Guadalupe-Reyes, mi amor. El maratón alcohólico más largo del año es hermoso, no por ser una borrachera constante sino por lo que somos durante ella. El ritual festivo llega puntual y nos coloca en un estado de libertad que pocas veces logramos durante los 11 meses precedentes. Este estado, en el que habitaremos hasta que se acabe el año, está lleno de últimos —la última reunión, el último trago, abrazo, baile, brindis, beso…—, lo que nos lleva a decir: “A la chingada, yo no sé mañana”.

Entonces vivimos el ahorita y dejamos que el yo de enero se ocupe de la cruda, la deuda, la falta de sueño, la salud medio atropellada, los kilos de más y cualquier otra consecuencia que nos deje el fiesteo. Qué hermosa sensación. ¡Que viva el valemadrismo! —al menos hasta que llegue el estado de cuenta o las multas de tránsito o el dos de enero y su junta de las 10:30—. Pero también esa soberana disposición a celebrar que nos invade es preciosa. ¿Una comidita, unos vinitos, un bailongo? Sí, cómo no.

Paréntesis. Aquí algunos estarán en desacuerdo conmigo. “No hay nada peor que las reuniones con gente que ni te cae bien —dirán—. Ay, y las tías que se la pasan preguntando por la boda, los hijos y el porqué de los tatuajes? Uf, lo peor”. Para ustedes tengo algo: tan fácil que es decir NO. Sean selectivos con las posapedas a las que asistan. Si no les late, ¡no vayan! Sigan el consejo de Violet Crawley, condesa viuda de Graham: “If it is an obstacle to your happiness, dear, it must be removed”. Cierre de paréntesis.

Decía que qué bonito se siente darte cuenta, entre una carcajada y otra, que ya “estás poquito peda pero la estás pasando cabrón y ni sabes qué hora es pero debe ser tarde porque ya te está dando hambre otra vez”. Y es que la maravilla de las pedas del Lupe-Reyes es que no son homogéneas: no avanzan en una línea recta sino que fluyen en una serie de curvas. Es un movimiento cadencioso entre la borrachera y la cruda, dos mundos separados por una frágil frontera, dos mundos que cruzamos casi sin darnos cuenta una y otra vez, en una dirección y en la otra.

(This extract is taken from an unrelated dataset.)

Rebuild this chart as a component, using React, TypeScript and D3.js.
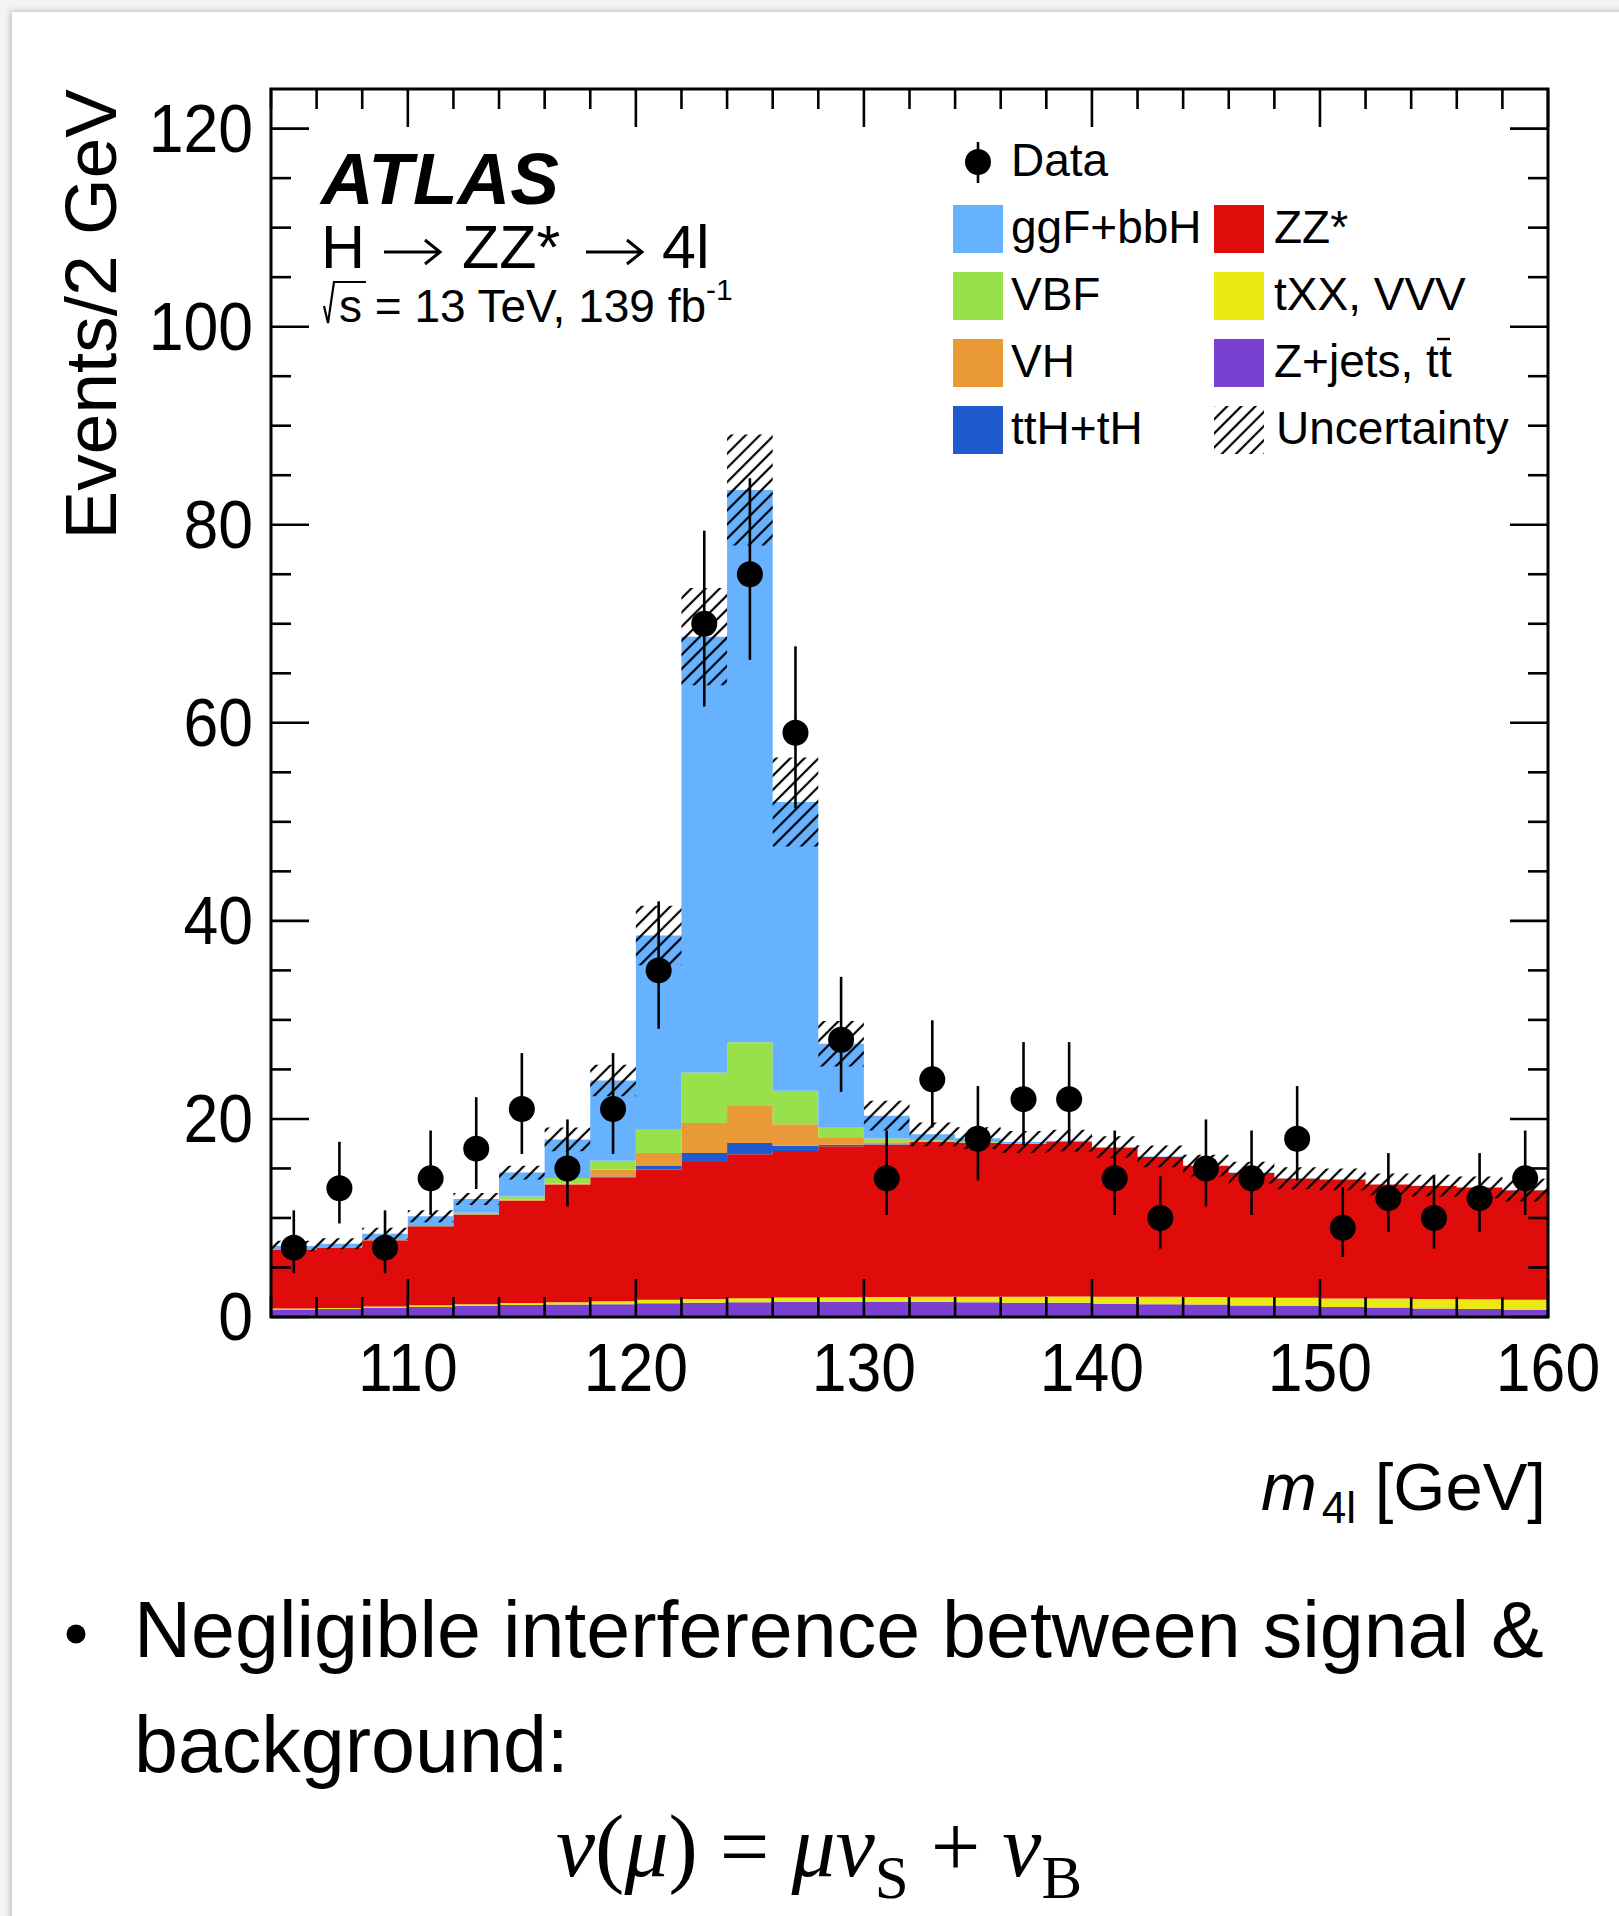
import React from 'react';
import * as d3 from 'd3';

// m4l bin centres [GeV], 2 GeV bins
const binCenters = [105, 107, 109, 111, 113, 115, 117, 119, 121, 123, 125, 127, 129, 131, 133, 135, 137, 139, 141, 143, 145, 147, 149, 151, 153, 155, 157, 159];

// Observed events and their 68% Poisson intervals
const dataCounts = [7, 13, 7, 14, 17, 21, 15, 21, 35, 70, 75, 59, 28, 14, 24, 18, 22, 22, 14, 10, 15, 14, 18, 9, 12, 10, 12, 14];
const dataErrLow = [4.42, 9.45, 4.42, 10.31, 12.92, 16.46, 11.17, 16.46, 29.11, 61.65, 66.36, 51.34, 22.74, 10.31, 19.14, 13.8, 17.35, 17.35, 10.31, 6.9, 11.17, 10.31, 13.8, 6.06, 8.59, 6.9, 8.59, 10.31];
const dataErrHigh = [10.77, 17.69, 10.77, 18.83, 22.2, 26.65, 19.95, 26.65, 41.97, 79.4, 84.7, 67.72, 34.35, 18.83, 29.96, 23.32, 27.76, 27.76, 18.83, 14.26, 19.95, 18.83, 23.32, 13.1, 16.55, 14.26, 16.55, 18.83];

// Expected yields per process (stacked bottom to top)
const zjetsTT = [0.75, 0.8, 0.9, 1.0, 1.1, 1.2, 1.25, 1.3, 1.4, 1.45, 1.5, 1.55, 1.55, 1.55, 1.55, 1.5, 1.45, 1.45, 1.35, 1.3, 1.25, 1.15, 1.1, 1.0, 0.95, 0.85, 0.8, 0.7];
const txxVVV = [0.1, 0.12, 0.15, 0.18, 0.2, 0.22, 0.25, 0.3, 0.35, 0.38, 0.4, 0.42, 0.45, 0.48, 0.5, 0.55, 0.6, 0.62, 0.7, 0.75, 0.78, 0.82, 0.85, 0.88, 0.92, 0.96, 1.0, 1.05];
const zzStar = [5.97, 6.1, 6.71, 7.99, 9.05, 10.31, 11.87, 12.48, 13.14, 13.83, 14.53, 14.8, 15.24, 15.37, 15.63, 15.53, 15.45, 15.61, 15.05, 14.11, 13.22, 12.58, 12.03, 12.0, 11.5, 11.43, 11.27, 11.05];
const ttHtH = [0, 0, 0, 0, 0, 0, 0.02, 0.1, 0.36, 0.9, 1.14, 0.53, 0.16, 0.05, 0.02, 0.01, 0, 0, 0, 0, 0, 0, 0, 0, 0, 0, 0, 0];
const vhProd = [0, 0, 0, 0, 0.02, 0.1, 0.1, 0.7, 1.31, 3.04, 3.73, 2.16, 0.68, 0.2, 0.05, 0.02, 0, 0, 0, 0, 0, 0, 0, 0, 0, 0, 0, 0];
const vbfProd = [0, 0, 0.02, 0.03, 0.15, 0.35, 0.54, 0.9, 2.36, 5.1, 6.45, 3.39, 1.02, 0.38, 0.1, 0.05, 0.02, 0, 0, 0, 0, 0, 0, 0, 0, 0, 0, 0];
const ggFbbH = [0.34, 0.38, 0.62, 0.97, 1.4, 2.4, 3.9, 8.1, 19.6, 44.0, 55.75, 29.15, 8.5, 2.3, 0.6, 0.4, 0.15, 0.12, 0.06, 0.05, 0.04, 0.03, 0.03, 0.02, 0.02, 0.02, 0.02, 0.02];

// Total systematic uncertainty (half width) on the expectation
const uncertainty = [0.55, 0.55, 0.6, 0.6, 0.6, 0.7, 1.2, 1.6, 3.0, 4.9, 5.6, 4.5, 2.3, 1.5, 1.2, 1.1, 1.1, 1.1, 1.1, 1.1, 1.1, 1.1, 1.1, 1.1, 1.1, 1.1, 1.1, 1.15];

const xTickLabels = [110, 120, 130, 140, 150, 160];
const yTickLabels = [0, 20, 40, 60, 80, 100, 120];
const yMax = 124;

const processes = [
  { key: 'zjets', label: 'Z+jets, tt', values: zjetsTT, color: '#7a40d2' },
  { key: 'txx', label: 'tXX, VVV', values: txxVVV, color: '#ebe814' },
  { key: 'zz', label: 'ZZ*', values: zzStar, color: '#e00c0c' },
  { key: 'tth', label: 'ttH+tH', values: ttHtH, color: '#1f5bcc' },
  { key: 'vh', label: 'VH', values: vhProd, color: '#e99a36' },
  { key: 'vbf', label: 'VBF', values: vbfProd, color: '#99e14a' },
  { key: 'ggf', label: 'ggF+bbH', values: ggFbbH, color: '#66b2ff' },
];

const W = 1619;
const H = 1916;
const FRAME = { left: 271, right: 1548, top: 89, bottom: 1317 };
const SANS = "'Liberation Sans', Arial, Helvetica, sans-serif";
const SERIF = "'Liberation Serif', 'Times New Roman', serif";

const colorOf = (k: string) => processes.find((p) => p.key === k)!.color;

// thin right arrow, as used in the decay-channel label
function RightArrow({ x0, x1, yc }: { x0: number; x1: number; yc: number }) {
  return (
    <path
      d={`M${x0},${yc} L${x1},${yc} M${x1 - 15},${yc - 12} L${x1},${yc} L${x1 - 15},${yc + 12}`}
      fill="none"
      stroke="#000"
      strokeWidth={3}
      strokeLinejoin="miter"
    />
  );
}

export default function App() {
  const half = (binCenters[1] - binCenters[0]) / 2;
  const x = d3
    .scaleLinear()
    .domain([binCenters[0] - half, binCenters[binCenters.length - 1] + half])
    .range([FRAME.left, FRAME.right]);
  const y = d3.scaleLinear().domain([0, yMax]).range([FRAME.bottom, FRAME.top]);

  const rows = binCenters.map((c, i) => {
    const r: Record<string, number> = { center: c };
    processes.forEach((p) => (r[p.key] = p.values[i]));
    return r;
  });
  const stack = d3.stack<Record<string, number>>().keys(processes.map((p) => p.key));
  const layers = stack(rows);

  // step-shaped area through bin edges
  type StepPt = { x: number; y0: number; y1: number };
  const stepArea = d3
    .area<StepPt>()
    .x((d) => x(d.x))
    .y0((d) => y(d.y0))
    .y1((d) => y(d.y1))
    .curve(d3.curveStepAfter);
  const stepPoints = (lo: number[], hi: number[]): StepPt[] => {
    const pts = binCenters.map((c, i) => ({ x: c - half, y0: lo[i], y1: hi[i] }));
    const n = binCenters.length - 1;
    pts.push({ x: binCenters[n] + half, y0: lo[n], y1: hi[n] });
    return pts;
  };

  const totals = binCenters.map((_, i) => d3.sum(processes, (p) => p.values[i]));
  const bandLo = totals.map((t, i) => t - uncertainty[i]);
  const bandHi = totals.map((t, i) => t + uncertainty[i]);

  const xMinor = d3.range(x.domain()[0], x.domain()[1] + 0.001, 2);
  const yMinor = d3.range(0, yMax, 5);
  const majorLen = 38;
  const minorLen = 20;

  const tickFs = 68;
  const tickSx = 0.92;

  const legendLeft = [
    { key: 'ggf', row: 0 },
    { key: 'vbf', row: 1 },
    { key: 'vh', row: 2 },
    { key: 'tth', row: 3 },
  ];
  const legendRight = [
    { key: 'zz', row: 0 },
    { key: 'txx', row: 1 },
    { key: 'zjets', row: 2 },
  ];
  const rowTop = (r: number) => 205 + r * 67;
  const labelOf = (k: string) => processes.find((p) => p.key === k)!.label;

  return (
    <svg
      width={W}
      height={H}
      viewBox={`0 0 ${W} ${H}`}
      style={{ position: 'absolute', left: 0, top: 0, display: 'block' }}
    >
      <defs>
        <pattern
          id="hatch"
          patternUnits="userSpaceOnUse"
          width={10}
          height={10}
          patternTransform="rotate(-45)"
        >
          <line x1={-2} y1={5} x2={12} y2={5} stroke="#000" strokeWidth={2.2} />
        </pattern>
        <filter id="cardShadow" x="-5%" y="-5%" width="110%" height="110%">
          <feDropShadow dx={-2} dy={-1} stdDeviation={3} floodColor="#000" floodOpacity={0.22} />
        </filter>
        <clipPath id="plotClip">
          <rect x={FRAME.left} y={FRAME.top} width={FRAME.right - FRAME.left} height={FRAME.bottom - FRAME.top} />
        </clipPath>
      </defs>

      {/* slide card */}
      <rect x={0} y={0} width={W} height={H} fill="#f4f4f4" />
      <rect x={12} y={12} width={W + 20} height={H + 20} fill="#fff" filter="url(#cardShadow)" />

      {/* stacked expectation */}
      <g clipPath="url(#plotClip)">
        {layers.map((layer) => (
          <path
            key={layer.key}
            d={stepArea(stepPoints(layer.map((d) => d[0]), layer.map((d) => d[1])))!}
            fill={colorOf(layer.key)}
          />
        ))}
        <path d={stepArea(stepPoints(bandLo, bandHi))!} fill="url(#hatch)" />
      </g>

      {/* data */}
      <g>
        {binCenters.map((c, i) => (
          <line
            key={`e${i}`}
            x1={x(c)}
            x2={x(c)}
            y1={y(dataErrLow[i])}
            y2={y(dataErrHigh[i])}
            stroke="#000"
            strokeWidth={2.6}
          />
        ))}
        {binCenters.map((c, i) => (
          <circle key={`m${i}`} cx={x(c)} cy={y(dataCounts[i])} r={13} fill="#000" />
        ))}
      </g>

      {/* frame and ticks */}
      <g stroke="#000" fill="none">
        <rect
          x={FRAME.left}
          y={FRAME.top}
          width={FRAME.right - FRAME.left}
          height={FRAME.bottom - FRAME.top}
          strokeWidth={3}
        />
        {xMinor.map((v) => {
          const len = xTickLabels.includes(v) ? majorLen : minorLen;
          return (
            <g key={`xt${v}`} strokeWidth={2.6}>
              <line x1={x(v)} x2={x(v)} y1={FRAME.bottom} y2={FRAME.bottom - len} />
              <line x1={x(v)} x2={x(v)} y1={FRAME.top} y2={FRAME.top + len} />
            </g>
          );
        })}
        {yMinor.map((v) => {
          const len = yTickLabels.includes(v) ? majorLen : minorLen;
          return (
            <g key={`yt${v}`} strokeWidth={2.6}>
              <line x1={FRAME.left} x2={FRAME.left + len} y1={y(v)} y2={y(v)} />
              <line x1={FRAME.right} x2={FRAME.right - len} y1={y(v)} y2={y(v)} />
            </g>
          );
        })}
      </g>

      {/* tick labels */}
      <g fontFamily={SANS} fontSize={tickFs} fill="#000">
        {xTickLabels.map((v) => (
          <text key={`xl${v}`} transform={`translate(${x(v)},1391) scale(${tickSx},1)`} textAnchor="middle">
            {v}
          </text>
        ))}
        {yTickLabels.map((v) => (
          <text
            key={`yl${v}`}
            transform={`translate(253,${y(v)}) scale(${tickSx},1)`}
            textAnchor="end"
            dominantBaseline="central"
          >
            {v}
          </text>
        ))}
      </g>

      {/* axis titles */}
      <text
        transform="translate(116,89) rotate(-90)"
        textAnchor="end"
        fontFamily={SANS}
        fontSize={73}
        fill="#000"
      >
        Events/2 GeV
      </text>
      <text x={1546} y={1510} textAnchor="end" fontFamily={SANS} fontSize={67} fill="#000">
        <tspan fontStyle="italic">m</tspan>
        <tspan fontSize={44} dy={13} dx={5}>4l</tspan>
        <tspan dy={-13}> [GeV]</tspan>
      </text>

      {/* experiment labels */}
      <text x={321} y={204} fontFamily={SANS} fontSize={73} fontWeight="bold" fontStyle="italic" fill="#000">
        ATLAS
      </text>
      <g fontFamily={SANS} fontSize={61} fill="#000">
        <text x={321} y={268}>H</text>
        <text x={462} y={268}>ZZ*</text>
        <text x={662} y={268}>4l</text>
      </g>
      <RightArrow x0={384} x1={440} yc={252} />
      <RightArrow x0={586} x1={642} yc={252} />
      <path d="M324,306 L328,323 L334,282 L366,282" fill="none" stroke="#000" strokeWidth={2.2} />
      <text x={339} y={322} fontFamily={SANS} fontSize={46} fill="#000">
        s = 13 TeV, 139 fb
        <tspan fontSize={30} dy={-22}>-1</tspan>
      </text>

      {/* legend */}
      <g fontFamily={SANS} fontSize={46} fill="#000">
        <line x1={978} x2={978} y1={142} y2={183} stroke="#000" strokeWidth={2.6} />
        <circle cx={978} cy={162} r={13} fill="#000" />
        <text x={1011} y={176}>Data</text>
        {legendLeft.map((e) => (
          <g key={`ll${e.key}`}>
            <rect x={953} y={rowTop(e.row)} width={50} height={48} fill={colorOf(e.key)} />
            <text x={1011} y={rowTop(e.row) + 38}>{labelOf(e.key)}</text>
          </g>
        ))}
        {legendRight.map((e) => (
          <g key={`lr${e.key}`}>
            <rect x={1214} y={rowTop(e.row)} width={50} height={48} fill={colorOf(e.key)} />
            <text x={1274} y={rowTop(e.row) + 38}>{labelOf(e.key)}</text>
          </g>
        ))}
        <line x1={1437} x2={1450} y1={rowTop(2) + 0} y2={rowTop(2) + 0} stroke="#000" strokeWidth={2.4} />
        <rect x={1214} y={rowTop(3)} width={50} height={48} fill="url(#hatch)" />
        <text x={1276} y={rowTop(3) + 38}>Uncertainty</text>
      </g>

      {/* slide text */}
      <circle cx={76} cy={1634} r={9.5} fill="#000" />
      <text x={134} y={1657} fontFamily={SANS} fontSize={79} fill="#000">
        Negligible interference between signal &amp;
      </text>
      <text x={134} y={1772} fontFamily={SANS} fontSize={79} fill="#000">
        background:
      </text>
      <text x={556} y={1876} fontFamily={SERIF} fontSize={88} fill="#000">
        <tspan fontStyle="italic">ν</tspan>
        <tspan>(</tspan>
        <tspan fontStyle="italic">μ</tspan>
        <tspan>)</tspan>
        <tspan> = </tspan>
        <tspan fontStyle="italic">μν</tspan>
        <tspan fontSize={61} dy={22}>S</tspan>
        <tspan dy={-22}> + </tspan>
        <tspan fontStyle="italic">ν</tspan>
        <tspan fontSize={61} dy={22}>B</tspan>
      </text>
    </svg>
  );
}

Entre la primera copa prudente y el último trago de la copa de alguien más antes de subirte al Uber que lleva diez minutos afuera, hay una larga historia. Hay comida con las primeras chelas, quizá pulpos a la gallega, tacos de chamorro o tortas de pierna. Después subes a un pico de risas y luego trepas a la cumbre de ese estado de libertad y desinhibición absoluta. Pero bajas, eventualmente, a una punzada de nostalgia porque alguien dijo: “Bueno, ya, la última y nos vamos”. Y luego, un momento de silencio. Un momento inestable, tal vez cuando vas al baño y piensas: “Estoy peda”. Entonces sonríes y regresas con una sugerencia: “Vamos por tacos”.

Para entonces la cabeza ya empezó a doler, los recuerdos a borrarse y las palabras a arrastrarse. Lo único que alcanzas a tener claro en esa neblina alcohólica es que necesitas comer. En Estados Unidos la costumbre es pedir una pizza; en México, tres de pastor con todo. Comes, te relajas y si la juventud te alcanza, pides otra chela.

La última borrachera del año merece ser así: larga, inestable, un revoltijo de peda y cruda. Por eso, el mejor lugar para este magnánimo evento es una cantina. Las cantinas significan ambas cosas, saben que la comida y el alcohol suelen ser inseparables.

El plan es este: come bien, come abundante y sin prisa. Pide la birria, los callos a la madrileña, el platón de paella. Bebe lento, bebe bien, no pienses en la cuenta. Ríe. Canta. Baila. Luego pide otra botana, papas bravas, un quesito fundido, una tostada. Estás lista para otra ronda. Cuando llegue el momento de silencio, el momento inestable cuando vas al baño y piensas: “Estoy peda”. Sonríe, pide un Uber, da los últimos abrazos y ve por tacos o, de perdida, un jocho de carrito o del Oxxo más cercano.

No sabes mañana, pero hoy… ¿ya viste qué bonita está la noche?